Sunday, February 10, 2019

Language Acquisition

Online Reflection #4

One of the aspects of student teaching I find to be of great value is when we are placed with mentor teachers that teach more than our content area. I have fellow English education colleagues that are placed with teachers that also teach theater, interventions, and I’m sure many more. In my case, my MT also teaches ESOL. These unique experiences allow us to explore other options and witness classroom dynamics in a different environment.  

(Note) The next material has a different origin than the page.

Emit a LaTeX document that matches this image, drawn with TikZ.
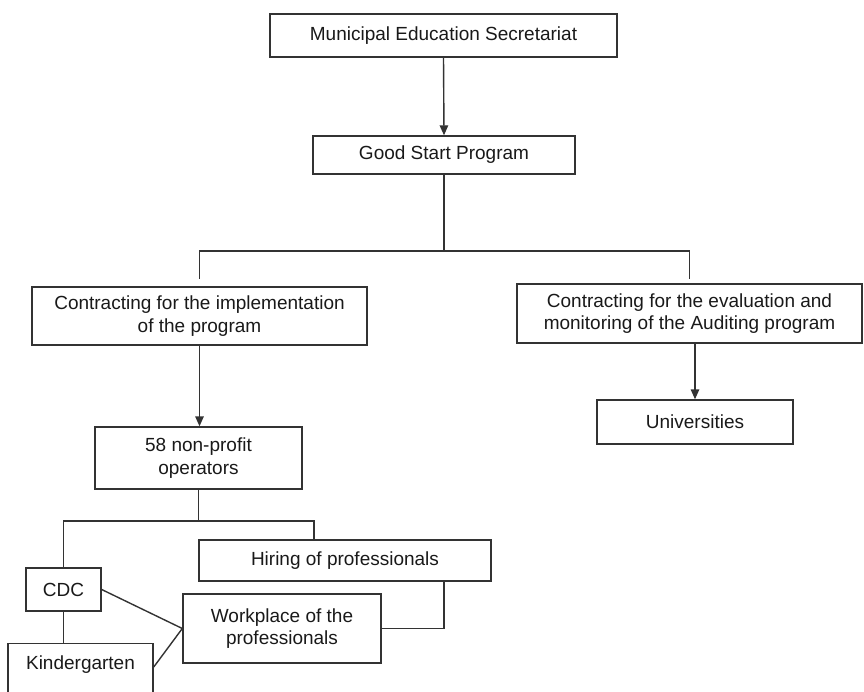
\documentclass[tikz,border=0pt]{standalone}
\usepackage{fontspec}
\setmainfont{Liberation Sans}
\usetikzlibrary{arrows.meta}

\begin{document}
\begin{tikzpicture}
[x=1pt,y=-1pt,
  lineDecorate/.style={-,line width=1.4pt,draw=black!80},%
  arrowDecorate/.style={lineDecorate,-{Triangle[length=10pt,width=8.5pt]}},%
  nodeDecorate/.style={shape=rectangle,draw=black!80,line width=1.4pt,inner sep=0pt,
    align=center,text=black!90,font=\fontsize{19}{22.5}\selectfont}]
\useasboundingbox (0,0) rectangle (864,691);
%% boxes
\foreach \nodename/\x/\y/\w/\h/\txt in {
  mes/443.5/35.5/347/43/{Municipal Education Secretariat},
  gsp/444/155/262/38/{Good Start Program},
  cimp/199.5/316/335/58/{Contracting for the implementation\\of the program},
  ceval/689.5/313.5/345/59/{Contracting for the evaluation and\\monitoring of the Auditing program},
  univ/695/422/196/44/{Universities},
  ops/198.5/458/207/62/{58 non-profit\\operators},
  hire/345/560.5/292/41/{Hiring of professionals},
  cdc/63.5/589.5/75/43/{CDC},
  work/282/628.5/198/69/{Workplace of the\\professionals}}
{
  \node (\nodename) at (\x,\y) [nodeDecorate,minimum width=\w pt,minimum height=\h pt] {\txt};
}
\node (kind) at (80.5,643) [nodeDecorate,anchor=north,minimum width=145pt,
  text height=26pt,text depth=40pt] {Kindergarten};
%% split points
\coordinate (split) at (444,251);
\coordinate (fork) at (198.5,521);
\coordinate (hireIn) at (314,540);
\coordinate (hireOut) at (444,581);
%% connectors
\draw[arrowDecorate] (mes.south) -- (gsp.north);
\draw[lineDecorate] (gsp.south) -- (split);
\draw[lineDecorate,shorten >=7pt] (split) -| (cimp.north);
\draw[lineDecorate,shorten >=4pt] (split) -| (ceval.north);
\draw[arrowDecorate] (cimp.south) -- (cimp.south |- ops.north);
\draw[arrowDecorate] (univ.north |- ceval.south) -- (univ.north);
\draw[lineDecorate] (ops.south) -- (fork);
\draw[lineDecorate] (cdc.north) |- (fork) -| (hireIn);
\draw[lineDecorate] (cdc.south) -- (cdc.south |- kind.north);
\draw[lineDecorate] (cdc.east) -- (work.west);
\draw[lineDecorate] (kind.mid east) -- (work.west);
\draw[lineDecorate] (hireOut) |- (work.east);
\end{tikzpicture}
\end{document}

We were recently assigned a reading in our methods class giving us an overview of language acquisition, which was beneficial for me as it revived some knowledge on ELL students I previously understood from another class but was much more pertinent now that I am currently working with ELL students. I witness on a daily basis, misunderstandings like that of the example used in our assigned reading where “fall events” in English translated to “fall down events” in Spanish. So, using instructional strategies like read alouds, visuals, modeling, gestures, graphic organizers, and think-pair-share are important for the success of our students. This got me thinking, while these are working and are beneficial tools to help us along the way, what about those students that verbally express their thoughts and ideas, but struggle with putting those thoughts in written form? For example, I have a student that speaks five languages and expresses themselves fairly well orally, but when the time comes to put those thoughts on paper, they struggle. For now, I have used sentence starters, and have taught them how to restate the question in their answer. This works for the most part, but when we begin working on the body of our paper, they get stuck again with no idea how to proceed. I have considered whether this student struggles with simply writing in English, but that does not seem to be the case as they spell decently and do well with sentence starters. It appears that while they can connect ideas orally, they just don’t see a way to put that on paper.

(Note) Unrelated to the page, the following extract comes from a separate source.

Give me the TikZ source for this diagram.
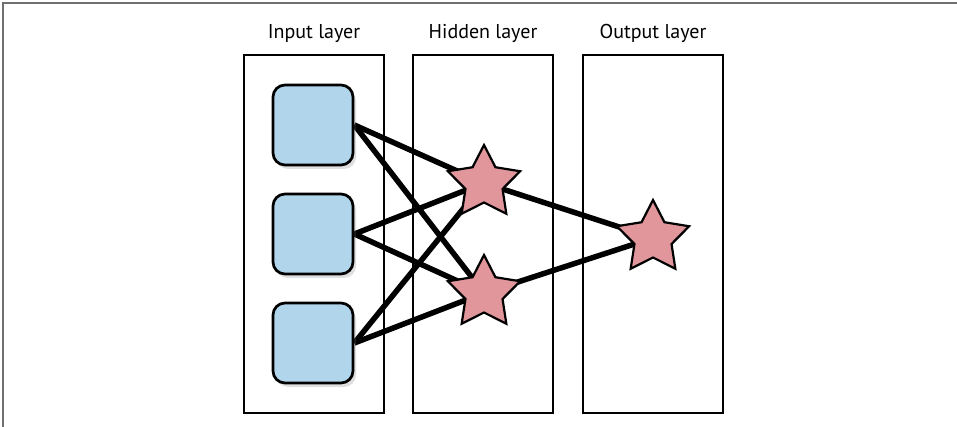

In search of answers, I found an article by Jennifer Gonzalez on Cult of Pedagogy titled, A Strength-Based Approach to Teaching English Language Learners. Reading her six tips made me think that this student perhaps needs a confidence boost. It’s a joy to talk with this student. They teach me new things every day, but perhaps I’m not pointing out their strengths enough. Working with what I know about this student I can deduce they want to do well in school and work hard to reach that goal. They critically think and connect to the content, but I think maybe they are focused on doing so well that they struggle with putting those thoughts on paper because they are trying to do it the way they think I want it.


So, this coming week, we will be discussing voice and word choice. While my students are writing, I will be conducting mini-conferences with each of them. My plan for this is to assess each student and make sure they understand their first language is an incredible asset, I will uncover their strengths, and highlight what they do well.